No basketball player deserves to have his college career end as Maryland center Obinna Ekezie's did earlier this week, with a ruptured Achilles' tendon suffered in practice.
But Ekezie was particularly undeserving of such a harsh fate just weeks before his ultimate payoff, a trip to March Madness as a senior on a Top 10 team.
Ekezie, from Port Harcourt, Nigeria, has given the Maryland program four good years on the court and four even better years off the court, a contribution worth framing.
He deserved to have something good happen to him in return, not something bad.
You probably know what he has done on the court, evolving from an awkward freshman into a team leader. Yes, he was inconsistent, sometimes tried to do too much in the lane and had lost his starting job, however temporarily, when he went down with his injury. But he started 105 games and collected 1,172 points and 671 rebounds, solid career numbers. And he had a habit of pulverizing North Carolina that came in handy.
But as big as he was on the court, he's even bigger off it.
"What a good, good kid," Maryland athletic director Debbie Yow said yesterday. "I consider him a role model. He has shown all our students how you can excel as an athlete and also do well in school."
Classwork is just an annoyance to many players, an inconvenience tolerated in exchange for the chance to impress NBA scouts, but Ekezie is an exception. The son of a petroleum engineer, he selected Maryland for an elite academic program -- a dual-degree curriculum blending business and engineering -- as much as for basketball. And he slam-dunked it.
"I just saw his grades from last semester," Yow said. "He's doing real well. He's going to leave here with a degree."
Ekezie, 23, already has completed the engineering component and is working on the business requirements. He'll need one more year after this to finish the five-year course, but even if he comes back from his injury and plays basketball for money next year, no one doubts he'll find a way to finish.
"If you spend time around him, you realize his No. 1 goal is to get his degree," said Anton Goff, an adviser on the athletic department's academic support staff. "He takes his academics just as seriously as his basketball. When he misses a class because of [basketball] travel, he always talks to his professor and gets his notes and work. I've never gotten a negative report from any professor on Obinna. He's a pleasure to work with."
Not one of those players you have to bribe to get to study hall?
"No way," Goff said. "No problem there."
Ekezie's standards have trickled down from his father, Obi, who is 16 inches shorter than his son but rules their relationship without challenge.
The joke around College Park is that Obinna will get his degree, or else.
"I know any time Gary [Williams, Terps coach] has an issue with Obinna, he just has to mention his father's name and that gets Obinna's attention," Yow said. "His father really rules the roost."

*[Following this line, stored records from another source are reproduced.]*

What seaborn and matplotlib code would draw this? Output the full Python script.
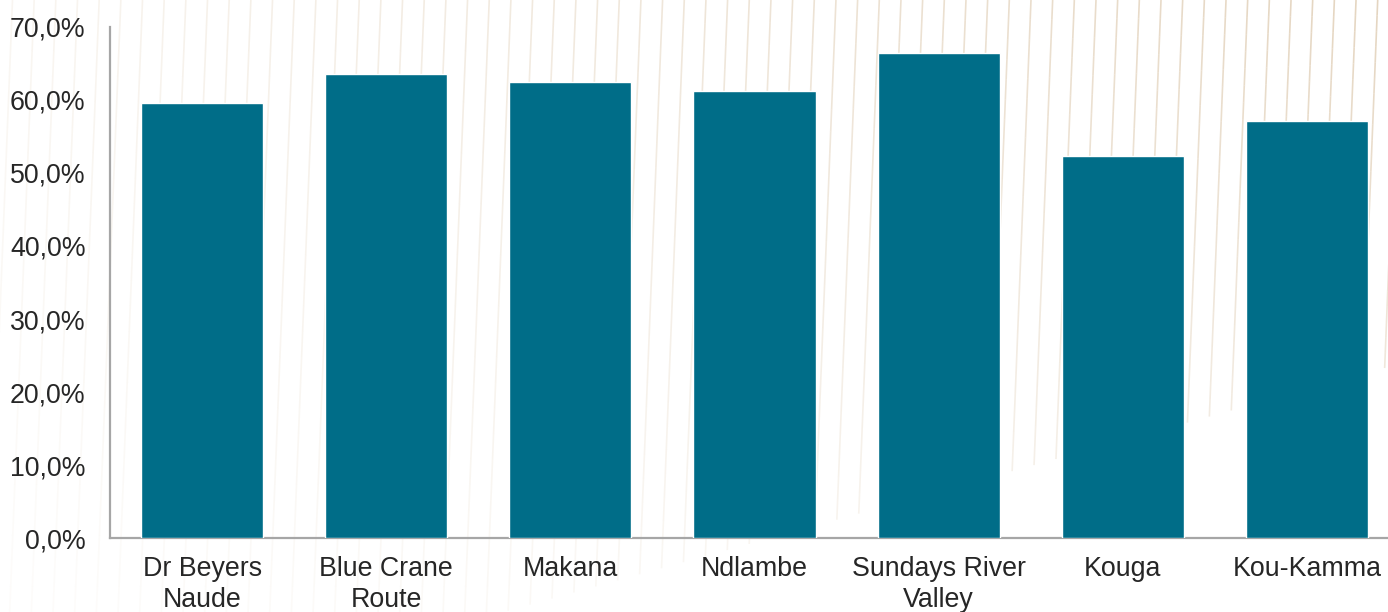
import numpy as np
import pandas as pd
import matplotlib
matplotlib.use("Agg")
import matplotlib.pyplot as plt
from matplotlib.collections import LineCollection
from matplotlib.ticker import FuncFormatter
import seaborn as sns

# ---- data ----
categories = ["Dr Beyers\nNaude", "Blue Crane\nRoute", "Makana", "Ndlambe",
              "Sundays River\nValley", "Kouga", "Kou-Kamma"]
values = [59.6, 63.5, 62.5, 61.2, 66.4, 52.3, 57.1]
yticks = [0, 10, 20, 30, 40, 50, 60, 70]

df = pd.DataFrame({"cat": categories, "val": values})

sns.set_theme(style="white")
plt.rcParams["font.family"] = ["Liberation Sans", "DejaVu Sans"]

W, H = 1388, 612
fig = plt.figure(figsize=(W / 100, H / 100), dpi=100)
fig.patch.set_facecolor("white")

# ---- decorative background lines (figure pixels) ----
segs, cols = [], []
base = np.array(matplotlib.colors.to_rgb("#D9C3A5"))
spacing = 21.67
for k in range(70):
    xt = 12.5 + spacing * k
    if xt > W + 20:
        break
    xb_full = xt - 0.04 * H
    end_y = min(H, 515 - 0.28 * (xb_full - 850))
    n = 24
    ys = np.linspace(0, end_y, n + 1)
    xs = xt - 0.04 * ys
    for i in range(n):
        ym = 0.5 * (ys[i] + ys[i + 1])
        a = (0.15 + 0.55 * (xt / W)) * (1.0 - 0.75 * ym / H)
        a = max(0.05, min(a, 0.85))
        segs.append([(xs[i], H - ys[i]), (xs[i + 1], H - ys[i + 1])])
        cols.append((*base, a))
lc = LineCollection(segs, colors=cols, linewidths=1.2,
                    transform=None, zorder=-5)
fig.add_artist(lc)

# ---- axes ----
ax = fig.add_axes([110 / W, (H - 538.3) / H, 1 - 110 / W, (538.3 - 26.7) / H])
ax.set_facecolor("none")
sns.barplot(data=df, x="cat", y="val", color="#006D88", saturation=1,
            width=0.663, ax=ax, zorder=3)

ax.set_xlim(-0.5, 6.44)
ax.set_ylim(0, 70)
ax.set_yticks(yticks)
ax.yaxis.set_major_formatter(FuncFormatter(lambda v, p: f"{v:.1f}".replace(".", ",") + "%"))
ax.set_xlabel("")
ax.set_ylabel("")
ax.tick_params(axis="y", length=0, pad=17.5, labelsize=19.3, labelcolor="#262626")
ax.tick_params(axis="x", length=0, pad=13, labelsize=19.3, labelcolor="#262626")
for lbl in ax.get_xticklabels():
    lbl.set_linespacing(1.22)

for s in ["top", "right"]:
    ax.spines[s].set_visible(False)
for s in ["left", "bottom"]:
    ax.spines[s].set_color("#A6A6A6")
    ax.spines[s].set_linewidth(1.6)
ax.grid(False)

fig.savefig("out.png", dpi=100, facecolor="white")
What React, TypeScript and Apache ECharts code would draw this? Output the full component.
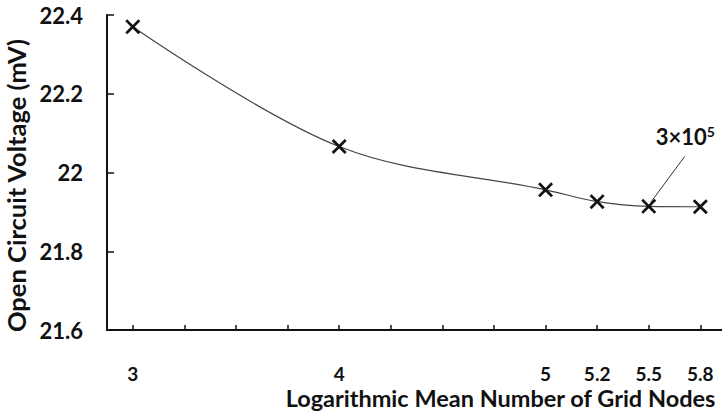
import React, { useEffect, useRef } from "react";
import * as echarts from "echarts";

// Data
const xLabels = ["3", "4", "5", "5.2", "5.5", "5.8"];
const xTickIndex = [0, 4, 8, 9, 10, 11]; // position of each category on the evenly ticked axis
const allTicks = [0, 1, 2, 3, 4, 5, 6, 7, 8, 9, 10, 11];
const voltage = [22.37, 22.066, 21.956, 21.926, 21.914, 21.913];
const yTicks = [21.6, 21.8, 22.0, 22.2, 22.4];
const annotatedIndex = 4;
const annotationText = "3×10{sup|5}";

const FONT = "Lato, 'Open Sans', sans-serif";
const X_MARK =
  "path://M0,1.8L1.8,0L7,5.2L12.2,0L14,1.8L8.8,7L14,12.2L12.2,14L7,8.8L1.8,14L0,12.2L5.2,7Z";

export default function App() {
  const ref = useRef<HTMLDivElement>(null);
  useEffect(() => {
    if (!ref.current) return;
    const chart = echarts.init(ref.current, undefined, { renderer: "svg" });
    const labelMap: Record<number, string> = {};
    xTickIndex.forEach((p, i) => (labelMap[p] = xLabels[i]));
    chart.setOption({
      animation: false,
      backgroundColor: "#ffffff",
      grid: {
        left: 107,
        right: 0,
        top: 15,
        bottom: 85,
        containLabel: false,
        outerBoundsMode: "none",
      },
      xAxis: {
        type: "value",
        min: -0.5,
        max: 11.42,
        splitLine: { show: false },
        axisLine: { onZero: false, lineStyle: { color: "#111", width: 2 } },
        axisTick: {
          inside: true,
          length: 5,
          lineStyle: { color: "#111", width: 1.5 },
          customValues: allTicks,
        },
        axisLabel: {
          customValues: xTickIndex,
          formatter: (v: number) => labelMap[v] ?? "",
          margin: 34,
          fontFamily: FONT,
          fontWeight: "bold",
          fontSize: 19,
          color: "#111",
        },
        name: "Logarithmic Mean Number of Grid Nodes",
        nameLocation: "middle",
        nameGap: 56,
        nameMoveOverlap: false,
        nameTextStyle: {
          fontFamily: FONT,
          fontWeight: "bold",
          fontSize: 23.5,
          color: "#111",
          padding: [0, 0, 0, 172],
        },
      },
      yAxis: {
        type: "value",
        min: 21.6,
        max: 22.4,
        interval: 0.2,
        splitLine: { show: false },
        axisLine: { show: true, onZero: false, lineStyle: { color: "#111", width: 2 } },
        axisTick: { show: true, inside: true, length: 7, lineStyle: { color: "#111", width: 1.5 } },
        axisLabel: {
          margin: 24,
          fontFamily: FONT,
          fontWeight: "bold",
          fontSize: 22,
          color: "#111",
          formatter: (v: number) => {
            const m = yTicks.find((t) => Math.abs(t - v) < 1e-6);
            return m === undefined ? "" : String(Number(m.toFixed(1)));
          },
        },
        name: "Open Circuit Voltage (mV)",
        nameLocation: "middle",
        nameGap: 78,
        nameMoveOverlap: false,
        nameTextStyle: {
          fontFamily: FONT,
          fontWeight: "bold",
          fontSize: 25.5,
          color: "#111",
          padding: [0, 26, 0, 0],
        },
      },
      series: [
        {
          type: "line",
          data: xTickIndex.map((x, i) => [x, voltage[i]]),
          smooth: 0.35,
          symbol: X_MARK,
          symbolSize: 15,
          showAllSymbol: true,
          lineStyle: { color: "#444", width: 1.2 },
          itemStyle: { color: "#111" },
          z: 3,
        },
      ],
    });
    const p = chart.convertToPixel({ gridIndex: 0 }, [
      xTickIndex[annotatedIndex],
      voltage[annotatedIndex],
    ]) as number[];
    chart.setOption({
      graphic: [
        {
          type: "line",
          shape: { x1: p[0] + 2, y1: p[1] - 4, x2: p[0] + 36, y2: p[1] - 50 },
          style: { stroke: "#333", lineWidth: 1 },
          z: 5,
        },
        {
          type: "text",
          x: p[0] + 7,
          y: p[1] - 82,
          style: {
            text: annotationText,
            fontFamily: FONT,
            fontWeight: "bold",
            fontSize: 22,
            fill: "#111",
            rich: {
              sup: {
                fontFamily: FONT,
                fontWeight: "bold",
                fontSize: 14,
                fill: "#111",
                verticalAlign: "top",
                padding: [0, 0, 10, 0],
              },
            },
          },
          z: 5,
        },
      ],
    });
    return () => chart.dispose();
  }, []);
  return <div ref={ref} style={{ width: 722, height: 415, position: "absolute", left: 0, top: 0 }} />;
}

It's a solid family, and it guarantees Ekezie a career to fall back on, a rare advantage among top players. But despite those forgiving circumstances, Ekezie has worked hard on his conditioning and his game. He has come a long way from his days as a freshman who clanked free throws and stumbled around the lane.
He also has shot honestly with reporters, never dodging tough questions or losing his temper after losses.
Beginning to understand why the entire athletic department was shaken at the news of his injury?
"I was just heartsick when I heard," Yow said. "Here's a kindhearted kid who does things right and works so hard. I wanted to see him go out in the best possible fashion, in the NCAA tournament. It's just a shame that he won't."
Goff agreed. "We're all sad about it," he said. "He deserved his place on a team with such potential."
Exposure in the NCAA tournament would have helped his chances of a pro career, no doubt. Who knows what will happen now?
"I just hope someone gives him a chance," Williams said. "Someone should see his potential and the kind of person he is. He's going to keep working."
But with or without basketball, Ekezie will have a life. Yow admitted that was her second reaction, after feeling sadness for Ekezie.
"We all hope Obinna recovers and gets a chance to play [professionally]," Yow said, "but if that doesn't happen, he'll be prepared to lead a good life. It's a classic example of why it's so important for athletes to do well in school. A career in athletics is so tenuous. No one thought Obinna would have an injury like this. But he's going to graduate and he's going to be fine."
It's not the legacy Ekezie intended to leave at College Park, that's for sure. But it's a more meaningful legacy than any he could have forged on the court. Maryland's basketball program will be fortunate if other players follow his example.